Sunrise on the Blue Ridge Parkway
Flat Creek Trail is a new trail for me. Located in the Balsam Mountain area of the GSMNP, it follows the creek briefly but otherwise, ambles through an exceptional Yellow Birch forest. The largest Yellow Birches I've ever seem are here. Also spotted trailside were large Basswood and Silverbell trees.
In the creek above, park rangers and volunteers were stunning Brook Trout and collecting them for relocation to the other side of the park. A stream there was being rehabilitated. Brown and Rainbow Trout, introduced for sport fishing years ago, have eliminated the native Brook Trout.
One end of the trail is at Heintoga Overlook picnic area. An old park map shows that this was a campground once. This seldom used picnic area has a special memory for me. I don't know if this was the campground I stayed at in 1956 with my parents. It may have been the current Balsam Mountain campground right down the road. One night on that camping trip, my mother and brother slept in the car while my father and I slept in a canvas pup tent. During the evening, a bear entered our campsite, picked up the metal ice chest which was latched with a metal latch, and tossed it. The ice chest burst opened. The bear proceeded to drink milk from the waxed carton, eat all the eggs sans the shells, watermelon except the rind, bacon and even punched a hole in the plastic ketchup squeeze bottle and sucked out the liquid. All the eggs shells, rinds and packaging were left in a neat pile. My father knew about the need to keep food away from bears but figured the metal ice chest with the metal latch was bearproof.

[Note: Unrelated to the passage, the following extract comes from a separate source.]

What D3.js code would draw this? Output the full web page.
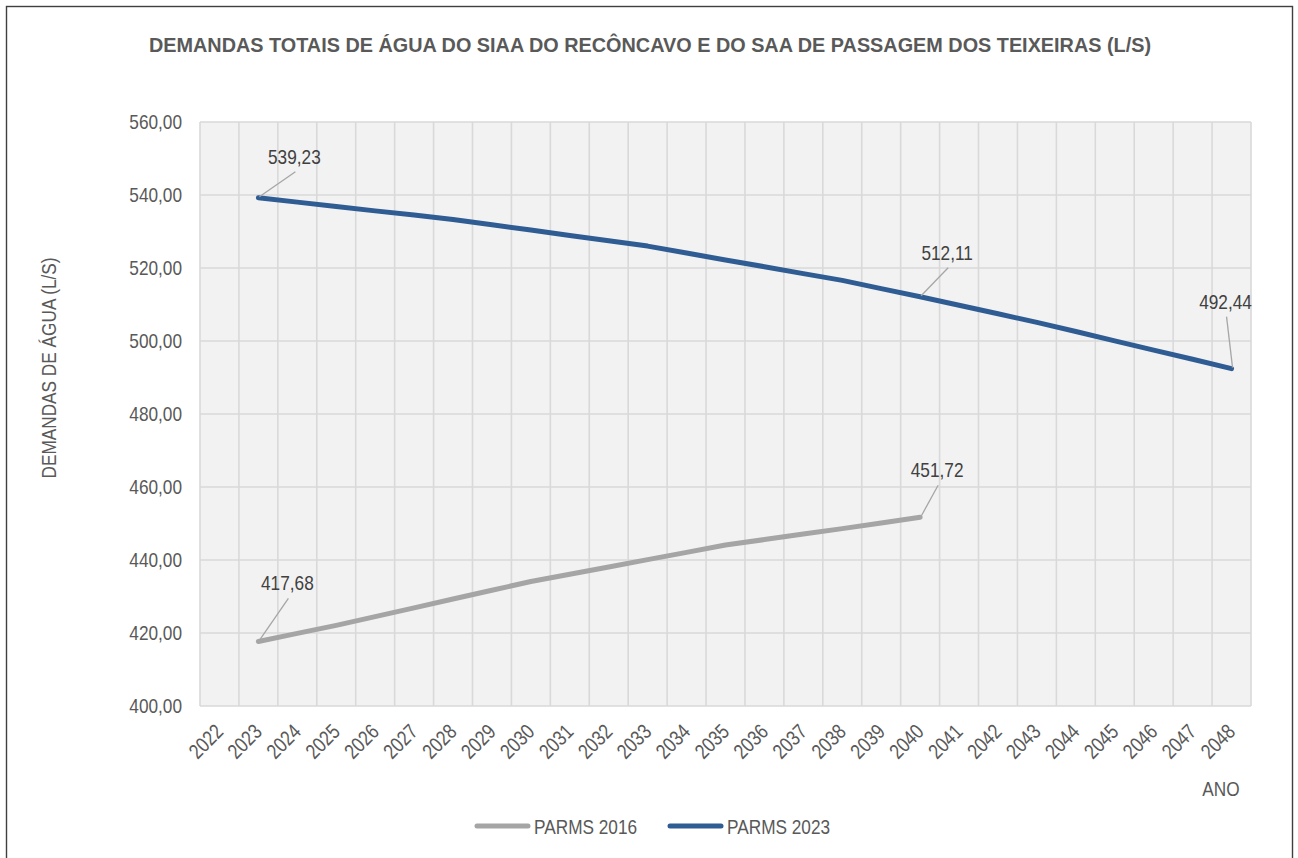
<!DOCTYPE html>
<html>
<head>
<meta charset="utf-8">
<script src="https://cdn.jsdelivr.net/npm/d3@7"></script>
<style>
  html, body { margin: 0; padding: 0; background: #ffffff; }
  svg text { font-family: "Liberation Sans", Arial, sans-serif; }
</style>
</head>
<body>
<script>
// Categories (years)
var years = d3.range(2022, 2049).map(String);

// Series values (L/s)
var parms2016Years = ["2023","2024","2025","2026","2027","2028","2029","2030","2031","2032",
  "2033","2034","2035","2036","2037","2038","2039","2040"];
var parms2016Values = [417.68, 419.9, 422.1, 424.5, 426.9, 429.3, 431.7, 434.1, 436.1, 438.1,
  440.1, 442.1, 444.1, 445.6, 447.1, 448.6, 450.15, 451.72];

var parms2023Years = ["2023","2024","2025","2026","2027","2028","2029","2030","2031","2032",
  "2033","2034","2035","2036","2037","2038","2039","2040","2041","2042","2043","2044","2045",
  "2046","2047","2048"];
var parms2023Values = [539.23, 538.05, 536.85, 535.65, 534.5, 533.3, 531.85, 530.4, 528.9, 527.45,
  526.0, 524.1, 522.2, 520.35, 518.45, 516.6, 514.35, 512.11, 509.8, 507.45, 505.1, 502.6, 500.05,
  497.5, 495.0, 492.44];

// Y tick values
var yTicks = [400, 420, 440, 460, 480, 500, 520, 540, 560];

// Labeled points: [year, label dx, label dy]
var labels2016 = [["2023", 29, -51], ["2040", 17, -40]];
var labels2023 = [["2023", 36, -34], ["2040", 27, -37], ["2048", -6, -60]];

var titleText = "DEMANDAS TOTAIS DE ÁGUA DO SIAA DO RECÔNCAVO E DO SAA DE PASSAGEM DOS TEIXEIRAS (L/S)";

var svgWidth = 1298;
var svgHeight = 858;

var margin = { top: 122, right: 47, bottom: 152, left: 200 };
var width = svgWidth - margin.left - margin.right;
var height = svgHeight - margin.top - margin.bottom;

var fontSize = "21px";

var ptBR = d3.formatLocale({ decimal: ",", thousands: ".", grouping: [3], currency: ["R$", ""] });
var fmt = ptBR.format(".2f");

// squeeze text horizontally to look like a narrow face
function narrow(sel) {
  sel.each(function() {
    var len = this.getComputedTextLength();
    d3.select(this)
      .attr("textLength", len * 0.82)
      .attr("lengthAdjust", "spacingAndGlyphs");
  });
}

var svg = d3.select("body")
  .append("svg")
  .attr("width", svgWidth)
  .attr("height", svgHeight);

// outer frame
svg.append("rect")
  .attr("x", 6.5).attr("y", 6.5)
  .attr("width", 1286).attr("height", 900)
  .attr("fill", "none")
  .attr("stroke", "#3f3f3f")
  .attr("stroke-width", 1.4);

// title
svg.append("text")
  .attr("x", 650)
  .attr("y", 52)
  .attr("text-anchor", "middle")
  .attr("font-size", "20px")
  .attr("font-weight", "bold")
  .attr("fill", "#595959")
  .attr("textLength", 1002)
  .attr("lengthAdjust", "spacingAndGlyphs")
  .text(titleText);

var chartGroup = svg.append("g")
  .attr("transform", `translate(${margin.left}, ${margin.top})`);

// scales
var xScale = d3.scaleBand()
  .domain(years)
  .range([0, width])
  .padding(0);

var yScale = d3.scaleLinear()
  .domain([400, 560])
  .range([height, 0]);

// plot background
chartGroup.append("rect")
  .attr("width", width)
  .attr("height", height)
  .attr("fill", "#f2f2f2");

// vertical gridlines at category boundaries
var xBounds = years.map(d => xScale(d)).concat([width]);
chartGroup.append("g")
  .selectAll("line")
  .data(xBounds)
  .enter()
  .append("line")
  .attr("x1", d => d).attr("x2", d => d)
  .attr("y1", 0).attr("y2", height)
  .attr("stroke", "#d9d9d9")
  .attr("stroke-width", 1.6);

// horizontal gridlines
chartGroup.append("g")
  .selectAll("line")
  .data(yTicks)
  .enter()
  .append("line")
  .attr("x1", 0).attr("x2", width)
  .attr("y1", d => yScale(d)).attr("y2", d => yScale(d))
  .attr("stroke", "#d9d9d9")
  .attr("stroke-width", 1.6);

// y axis
var leftAxis = d3.axisLeft(yScale)
  .tickValues(yTicks)
  .tickSize(0)
  .tickPadding(18)
  .tickFormat(fmt);

var yAxisG = chartGroup.append("g").call(leftAxis);
yAxisG.attr("font-family", null);
yAxisG.select(".domain").remove();
yAxisG.selectAll("text")
  .attr("font-size", fontSize)
  .attr("fill", "#595959")
  .call(narrow);

// x axis
var bottomAxis = d3.axisBottom(xScale).tickSize(0).tickPadding(0);
var xAxisG = chartGroup.append("g")
  .attr("transform", `translate(0, ${height})`)
  .call(bottomAxis);
xAxisG.attr("font-family", null);
xAxisG.select(".domain").remove();
xAxisG.selectAll("text")
  .attr("font-size", fontSize)
  .attr("fill", "#595959")
  .attr("dy", null)
  .attr("y", 0)
  .style("text-anchor", "end")
  .attr("transform", "translate(5, 27) rotate(-45)")
  .call(narrow);

// lines
var line = d3.line()
  .x(d => xScale(d.year) + xScale.bandwidth() / 2)
  .y(d => yScale(d.value));

var data2016 = parms2016Years.map((y, i) => ({ year: y, value: parms2016Values[i] }));
var data2023 = parms2023Years.map((y, i) => ({ year: y, value: parms2023Values[i] }));

var series = [
  { name: "PARMS 2016", data: data2016, color: "#a5a5a5", labels: labels2016 },
  { name: "PARMS 2023", data: data2023, color: "#2f5d93", labels: labels2023 }
];

series.forEach(function(s) {
  chartGroup.append("path")
    .datum(s.data)
    .attr("d", line)
    .attr("fill", "none")
    .attr("stroke", s.color)
    .attr("stroke-width", 5)
    .attr("stroke-linejoin", "round")
    .attr("stroke-linecap", "round");
});

// data labels with leader lines
series.forEach(function(s) {
  s.labels.forEach(function(l) {
    var d = s.data.find(p => p.year === l[0]);
    var px = xScale(d.year) + xScale.bandwidth() / 2;
    var py = yScale(d.value);
    var tx = px + l[1];
    var ty = py + l[2];
    chartGroup.append("line")
      .attr("x1", px + 1).attr("y1", py - 1)
      .attr("x2", tx + 1).attr("y2", ty + 8)
      .attr("stroke", "#a6a6a6")
      .attr("stroke-width", 1.3);
    chartGroup.append("text")
      .attr("x", tx)
      .attr("y", ty)
      .attr("text-anchor", "middle")
      .attr("font-size", fontSize)
      .attr("fill", "#404040")
      .text(fmt(d.value))
      .call(narrow);
  });
});

// axis titles
svg.append("text")
  .attr("transform", "translate(56, 368) rotate(-90)")
  .attr("text-anchor", "middle")
  .attr("font-size", fontSize)
  .attr("fill", "#595959")
  .text("DEMANDAS DE ÁGUA (L/S)")
  .call(narrow);

svg.append("text")
  .attr("x", 1221)
  .attr("y", 796)
  .attr("text-anchor", "middle")
  .attr("font-size", fontSize)
  .attr("fill", "#595959")
  .text("ANO")
  .call(narrow);

// legend
var legend = svg.append("g").attr("transform", "translate(475, 826)");
var legendX = [0, 193];
series.forEach(function(s, i) {
  var g = legend.append("g").attr("transform", `translate(${legendX[i]}, 0)`);
  g.append("line")
    .attr("x1", 2).attr("x2", 53)
    .attr("y1", 0).attr("y2", 0)
    .attr("stroke", s.color)
    .attr("stroke-width", 5)
    .attr("stroke-linecap", "round");
  g.append("text")
    .attr("x", 59)
    .attr("y", 8)
    .attr("font-size", fontSize)
    .attr("fill", "#595959")
    .text(s.name)
    .call(narrow);
});
</script>
</body>
</html>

The original picnic tables in this picnic area have a quarried rock table. Pretty cool!
After Flat Creek, I drove down the one way road to Spruce Mountain trailhead. This trail is barely over a mile long but once went another mile to the west to the top of Spruce Mtn and over 5 miles east on Polls Gap Trail. Both those trails are closed now. I walked out on one along a ridge for several hundred yards. It is still quite discernible but fallen trees make it slow going.
The forest up on this mountain is an Elfin Forest. The original Balsam trees are gone and now it is hemlock, Spruce and various hardwood. The ground is covered in moss and full of holes and loose rocks.
Nearby is the Masonic Market. It is located in a level meadow which was a camp for loggers. They lived in railroad cars converted for living quarters. Local Masonic members organized a ceremonial monument using stones from around the world. It is a colorful monument. Once a year, Masonic members gather here for a ceremony. there was also a time capsule sealed up in the late 1930s and opened several years ago.